Omar Reyes. Photo by Joshua Miller
Omar Reyes. Photo by Joshua Miller

By Omar Reyes/Staff writer/@salar0895

A couple months ago, Viking Co-editor and friend Denise Jones was selected by my adviser, Patrick McKean, to accompany LBCC President Eloy Oakley to cover an event where he spoke in Washington D.C., I was so happy for her.
When Denise told me about White House College Reporter Day, she encouraged me to apply. When I applied, I never actually thought I would be chosen to go to the White House for the event.
After receiving my confirmation email, I couldn’t believe it. The Viking staff congratulated me and I received generous donations from McKean, Ginny Baxter, The LBCC Foundation and other generous donors.
I had never been to Washington D.C. before so I was pretty excited to be able to go, to say the least. Not to mention going to the White House and the slim possibility of meeting the president.
I arrived on Wednesday, April 27 and attended the college reporter event the next day. After being cleared that I wasn’t a threat to the president, but just a mere college student, around 50 other college students and I were regrouped into the Eisenhower Executive Office Building (next to the White House) and inside the Indian Treaty Room where most of the events were scheduled.
The whole experience was exciting, but very tedious and intimidating. I felt like a real reporter with the opportunity of asking White House officials questions and listening to what they have to say about issues in America.
Things started to get really good and mind-blowing when we were redirected to the James S. Brady press briefing room in the West Wing of the White House, where President Obama conducts press conferences and where reporters are allowed to ask him questions. We met White House Press Secretary Josh Earnest and asked him questions.
All was smooth and then he appeared. The man. The legend. President Barack Obama stepped in to greet us “hotshot” journalists. My heart almost stopped when he stepped into the room and I filled with all kinds of euphoric and nervous emotions.
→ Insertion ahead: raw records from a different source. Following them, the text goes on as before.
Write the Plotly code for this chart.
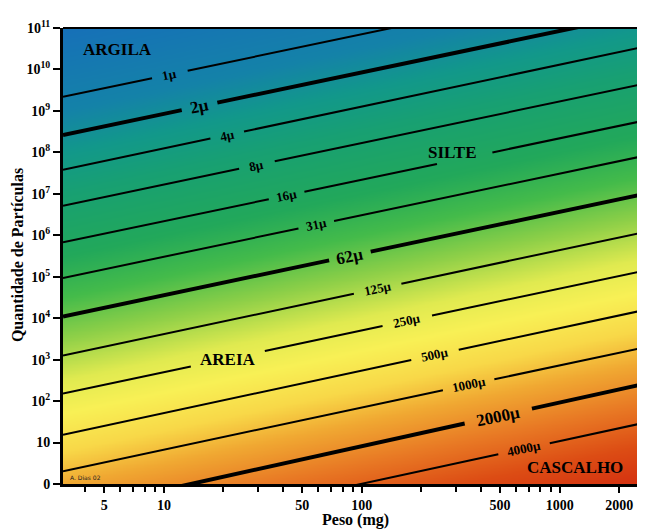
import numpy as np
import plotly.graph_objects as go

# ---------------- data ----------------
size_labels = ["1μ", "2μ", "4μ", "8μ", "16μ", "31μ", "62μ", "125μ", "250μ", "500μ", "1000μ", "2000μ", "4000μ"]
# log10(number of particles) at the left edge (3.09 mg) and right edge (2700 mg)
logN_left = [9.34, 8.42, 7.58, 6.71, 5.83, 4.97, 4.04, 3.10, 2.18, 1.19, 0.31, -0.68, -1.55]
logN_right = [12.28, 11.36, 10.55, 9.66, 8.77, 7.92, 7.00, 6.08, 5.15, 4.20, 3.30, 2.42, 1.48]
weight_left = 3.09
weight_right = 2700
thick_lines = ["2μ", "62μ", "2000μ"]
# label position along each line (log10 weight) and half-width of the gap
label_logx = [1.03, 1.18, 1.32, 1.47, 1.62, 1.77, 1.94, 2.08, 2.23, 2.37, 2.54, 2.69, 2.82]
label_half_gap = [0.09, 0.09, 0.085, 0.09, 0.09, 0.09, 0.105, 0.12, 0.125, 0.12, 0.13, 0.17, 0.13]

region_names = ["ARGILA", "SILTE", "AREIA", "CASCALHO"]
region_w = [5.8, 288, 21.0, 1190]
region_n = [3.1e10, 1.0e8, 1.0e3, 2.5]
# extra gaps for region labels: (line, centre log10 weight, half gap)
extra_gaps = {"16μ": [(2.52, 0.14)], "250μ": [(1.323, 0.187)]}

x_tick_vals = [5, 10, 50, 100, 500, 1000, 2000]
x_minor_vals = [4, 6, 7, 8, 9, 20, 30, 40, 60, 70, 80, 90, 200, 300, 400, 600, 700, 800, 900]
y_tick_vals = [10 ** k for k in range(12)]
y_tick_text = ["<b>0</b>", "<b>10</b>"] + ["<b>10<sup>%d</sup></b>" % k for k in range(2, 12)]

LX0, LX1 = np.log10(weight_left), np.log10(weight_right)
SERIF = "Liberation Serif"

fig = go.Figure()

# ---------------- background gradient (grain-size field) ----------------
gx = np.linspace(LX0, LX1, 160)
gy = np.linspace(0, 11, 320)
Z = gx[None, :] - gy[:, None]
colorscale = [
    [0.000, "#1670b8"], [0.144, "#1482a8"], [0.216, "#12988a"], [0.287, "#18a072"],
    [0.395, "#22a85a"], [0.467, "#44bb4a"], [0.539, "#90d048"], [0.610, "#e0ea50"],
    [0.667, "#f8f055"], [0.732, "#f8d848"], [0.790, "#f0a832"], [0.862, "#e87824"],
    [0.933, "#dc4c14"], [1.000, "#d43010"],
]
fig.add_trace(go.Heatmap(
    x=10 ** gx, y=10 ** gy, z=Z, zmin=LX0 - 11, zmax=LX1,
    colorscale=colorscale, showscale=False, zsmooth="best", hoverinfo="skip",
))


def logN_at(i, lx):
    return logN_left[i] + (logN_right[i] - logN_left[i]) * (lx - LX0) / (LX1 - LX0)


annotations = []
for i, lab in enumerate(size_labels):
    gaps = [(label_logx[i], label_half_gap[i])] + extra_gaps.get(lab, [])
    gaps.sort()
    xs, ys = [], []
    start = LX0
    for c, h in gaps:
        a, b = c - h, c + h
        xs += [10 ** start, 10 ** a, None]
        ys += [10 ** logN_at(i, start), 10 ** logN_at(i, a), None]
        start = b
    xs += [10 ** start, 10 ** LX1]
    ys += [10 ** logN_at(i, start), 10 ** logN_at(i, LX1)]
    thick = lab in thick_lines
    fig.add_trace(go.Scatter(
        x=xs, y=ys, mode="lines", line=dict(color="black", width=4 if thick else 2),
        hoverinfo="skip", showlegend=False,
    ))
    annotations.append(dict(
        x=label_logx[i], y=logN_at(i, label_logx[i]), xref="x", yref="y",
        text=lab, showarrow=False, textangle=-12,
        font=dict(family=SERIF, size=17 if thick else 13, color="black", weight="bold"),
    ))

for name, w, n in zip(region_names, region_w, region_n):
    annotations.append(dict(
        x=np.log10(w), y=np.log10(n), xref="x", yref="y", text=name, showarrow=False,
        font=dict(family=SERIF, size=17, color="black", weight="bold"),
    ))

annotations.append(dict(
    x=0.008, y=0.003, xref="paper", yref="paper", xanchor="left", yanchor="bottom",
    text="A. Dias 02", showarrow=False, font=dict(family="DejaVu Sans", size=6, color="#222"),
))
annotations.append(dict(
    x=-0.079, y=0.502, xref="paper", yref="paper", text="Quantidade de Partículas",
    textangle=-90, showarrow=False, xanchor="center", yanchor="middle",
    font=dict(family=SERIF, size=16, color="black", weight="bold"),
))
annotations.append(dict(
    x=0.502, y=-0.08, xref="paper", yref="paper", text="Peso (mg)", showarrow=False,
    xanchor="center", yanchor="middle",
    font=dict(family=SERIF, size=16, color="black", weight="bold"),
))

# the page body adds an 8px offset, so the figure is 637x521 inside the 645x529 window
fig.update_layout(
    width=637, height=521,
    margin=dict(l=55, r=0, t=20, b=45),
    paper_bgcolor="white", plot_bgcolor="white",
    showlegend=False,
    annotations=annotations,
    shapes=[dict(type="line", xref="paper", yref="paper", x0=0, x1=1, y0=1, y1=1,
                 line=dict(color="black", width=2))],
    xaxis=dict(
        type="log", range=[LX0, LX1], showgrid=False, zeroline=False, automargin=False,
        showline=True, linecolor="black", linewidth=3,
        ticks="outside", ticklen=6, tickwidth=2, tickcolor="black",
        tickvals=x_tick_vals, ticktext=["<b>%d</b>" % v for v in x_tick_vals],
        tickfont=dict(family=SERIF, size=14, color="black"),
        minor=dict(tickvals=x_minor_vals, ticks="outside", ticklen=5, tickwidth=2,
                   tickcolor="black", showgrid=False),
    ),
    yaxis=dict(
        type="log", range=[0, 11], showgrid=False, zeroline=False, automargin=False,
        showline=True, linecolor="black", linewidth=3,
        ticks="outside", ticklen=7, tickwidth=2, tickcolor="black",
        tickvals=y_tick_vals, ticktext=y_tick_text,
        tickfont=dict(family=SERIF, size=14, color="black"),
    ),
)

fig.write_html("out.html")
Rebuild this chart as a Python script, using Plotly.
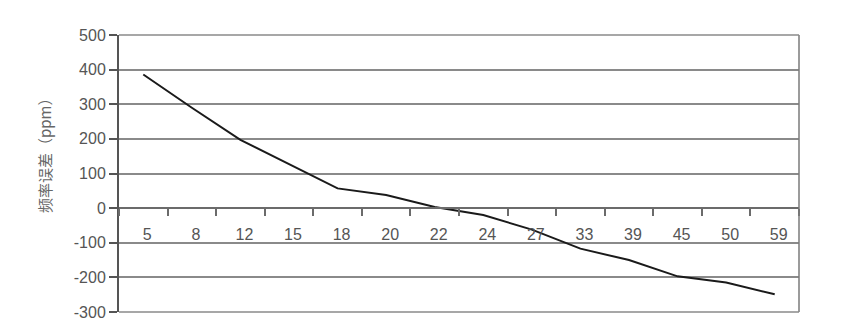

The U.S. president was 10 feet away from me, willing to answer my questions!
Though I raised my hand, 50 other students raised their hands as well and Obama called on only seven of us, with him alternating male and female. I wasn’t picked to ask him a question. However, I am happy that the lucky students were able to ask him questions. It is already a monumental honor to even be in the same room with the president.
The whole experience gave me a whole inside look at the importance of journalism and reporting, a new and respectful understanding of politics, and a newfound appreciation of LBCC and the school’s dedication and appreciation of students. We were notified April 28 that President Obama would not be able to come to graduation June 9.